The Linux Defenders program will actually have three components. The first will be a peer-to-patent component that, like New York Law School’s existing program, will reach out to the open-source community in search of evidence of “prior art” — proof of preexisting knowledge or use of certain inventions — that can be used to challenge applications for patents that have been filed but not yet granted. The goal here is to persuade patent examiners not to grant the patent being sought because the invention is not truly novel.

The second component will be a natural extension of the first, to be known as “Post-Grant Peer to Patent,” which will enlist similar community assistance in the search for prior art relevant to patents that have already actually issued. In this case, the goal would be — assuming such prior art is found — to initiate an administrative reexamination proceeding before the U.S. PTO to get the patent invalidated. (There have been some earlier post-grant, peer-to-patent efforts — sometimes referred to as peer-to-issue programs — by both nonprofits and private companies, but none with the commitment, and on the scale, that OIN envisions, Bergelt says.)
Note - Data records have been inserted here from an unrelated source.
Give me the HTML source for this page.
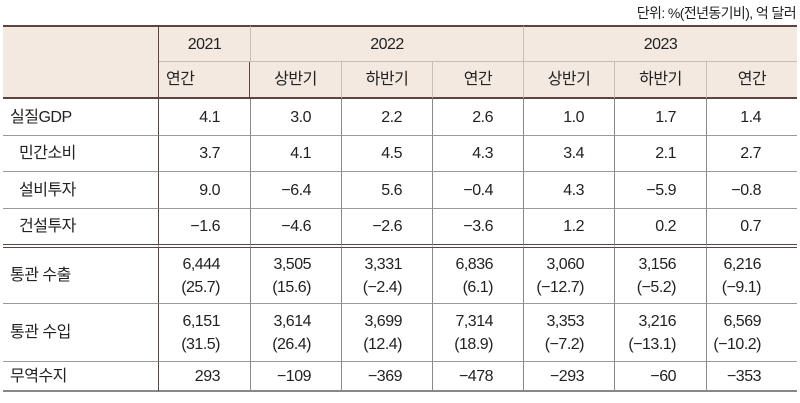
<!DOCTYPE html>
<html><head><meta charset="utf-8"><style>
body{margin:0;width:800px;height:403px;background:#fff;overflow:hidden;font-family:"Liberation Sans","Noto Sans CJK KR",sans-serif;color:#222}
.unit{position:absolute;right:4px;top:3px;font-size:14px;letter-spacing:-0.6px}
table{position:absolute;left:3px;top:25px;border-collapse:separate;border-spacing:0;table-layout:fixed;width:794px;font-size:16px;letter-spacing:-0.5px}
td{padding:0;border-bottom:1px solid #9a9a9a;border-left:1px solid #8a8a8a;text-align:right;padding-right:30px;box-sizing:border-box;line-height:23px}
td:first-child{border-left:none;text-align:left;padding-left:7px;padding-right:0;border-right:1px solid #5a4540}
td:nth-child(2){border-left:none}
td:last-child{padding-right:36px}
thead td{background:#f3e9e1;text-align:center;padding-right:0!important;border-bottom:1px solid #c9bdb5;border-left:1px solid #c9bdb5}
thead tr:first-child td{border-top:2px solid #5a4540}
thead tr:last-child td{border-bottom:2px solid #5a4540}
thead td.lab{border-bottom:2px solid #5a4540}
.ind{padding-left:16px!important}
tr.dbl td{border-bottom:4px double #5a4540}
tr.last td{border-bottom:2px solid #888}
</style></head><body>
<div class="unit">단위: %(전년동기비), 억 달러</div>
<table>
<colgroup><col style="width:156px"><col style="width:91px"><col style="width:91px"><col style="width:91px"><col style="width:91px"><col style="width:91px"><col style="width:92px"><col style="width:91px"></colgroup>
<thead>
<tr style="height:37px"><td rowspan="2" class="lab"></td><td>2021</td><td colspan="3">2022</td><td colspan="3">2023</td></tr>
<tr style="height:37px"><td>연간</td><td>상반기</td><td>하반기</td><td>연간</td><td>상반기</td><td>하반기</td><td>연간</td></tr>
</thead>
<tbody>
<tr style="height:37px"><td>실질GDP</td><td>4.1</td><td>3.0</td><td>2.2</td><td>2.6</td><td>1.0</td><td>1.7</td><td>1.4</td></tr>
<tr style="height:36px"><td class="ind">민간소비</td><td>3.7</td><td>4.1</td><td>4.5</td><td>4.3</td><td>3.4</td><td>2.1</td><td>2.7</td></tr>
<tr style="height:37px"><td class="ind">설비투자</td><td>9.0</td><td>−6.4</td><td>5.6</td><td>−0.4</td><td>4.3</td><td>−5.9</td><td>−0.8</td></tr>
<tr style="height:39px" class="dbl"><td class="ind">건설투자</td><td>−1.6</td><td>−4.6</td><td>−2.6</td><td>−3.6</td><td>1.2</td><td>0.2</td><td>0.7</td></tr>
<tr style="height:56px"><td>통관 수출</td><td>6,444<br>(25.7)</td><td>3,505<br>(15.6)</td><td>3,331<br>(−2.4)</td><td>6,836<br>(6.1)</td><td>3,060<br>(−12.7)</td><td>3,156<br>(−5.2)</td><td>6,216<br>(−9.1)</td></tr>
<tr style="height:58px"><td>통관 수입</td><td>6,151<br>(31.5)</td><td>3,614<br>(26.4)</td><td>3,699<br>(12.4)</td><td>7,314<br>(18.9)</td><td>3,353<br>(−7.2)</td><td>3,216<br>(−13.1)</td><td>6,569<br>(−10.2)</td></tr>
<tr style="height:30px" class="last"><td>무역수지</td><td>293</td><td>−109</td><td>−369</td><td>−478</td><td>−293</td><td>−60</td><td>−353</td></tr>
</tbody>
</table>
</body></html>
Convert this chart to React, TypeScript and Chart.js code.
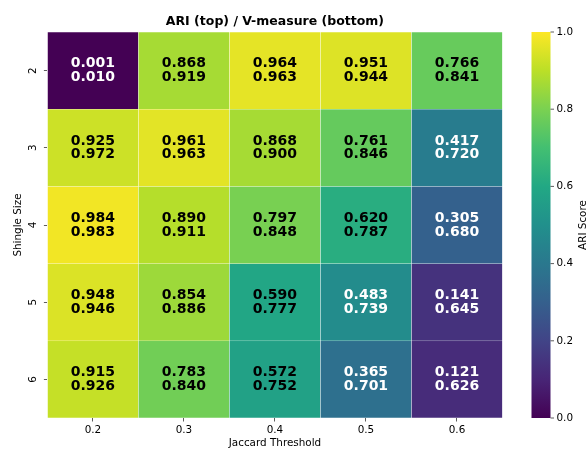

The third component is the defensive-publications initiative. The phenomenon of defensive publication is also not new, Bergelt acknowledges, although it has primarily been used in the past by private companies protecting proprietary business models. Since at least the 1970s, he says, when the filing of an important patent by one company would often spur rivals to respond by seeking inter-related patents designed to restrict the usefulness of the first company’s filing, proprietary companies began using defensive publication to beef up and buffer their core patents.

“They’d file one patent,” Bergelt explains, “and then the next day they’d file thirty defensive publications that would protect all of the extensions of it they could think of, so the core patent was fenced off by layers of barbed wire, if you will. . . . What I’ve done is turn that idea on its head a little bit.” (Defensive publications are cheaper and easier to prepare than full-fledged patent-applications.)

Although some factions of the free- and open-source community are ideologically opposed to the whole notion of software patents — most notably and passionately Richard Stallman, the founder of the Free Software Foundation (which is a client of Linux-Defenders co-sponsor Software Freedom Law Center, which, in turn,  supports the End Software Patents organization) — neither Bergelt nor OIN fall into that camp.

“We’re not anti-patent by any stretch of the imagination,” says Bergelt. “More patents is fine with me, as long as they’re high quality. Quality is the drum we beat.”

In fact, Bergelt says, if a developer wants to get an actual patent on his invention, and then put defensive publications around it, Linux Defenders will help him do so — so long as the developer will ultimately be contributing the patent to the Linux community.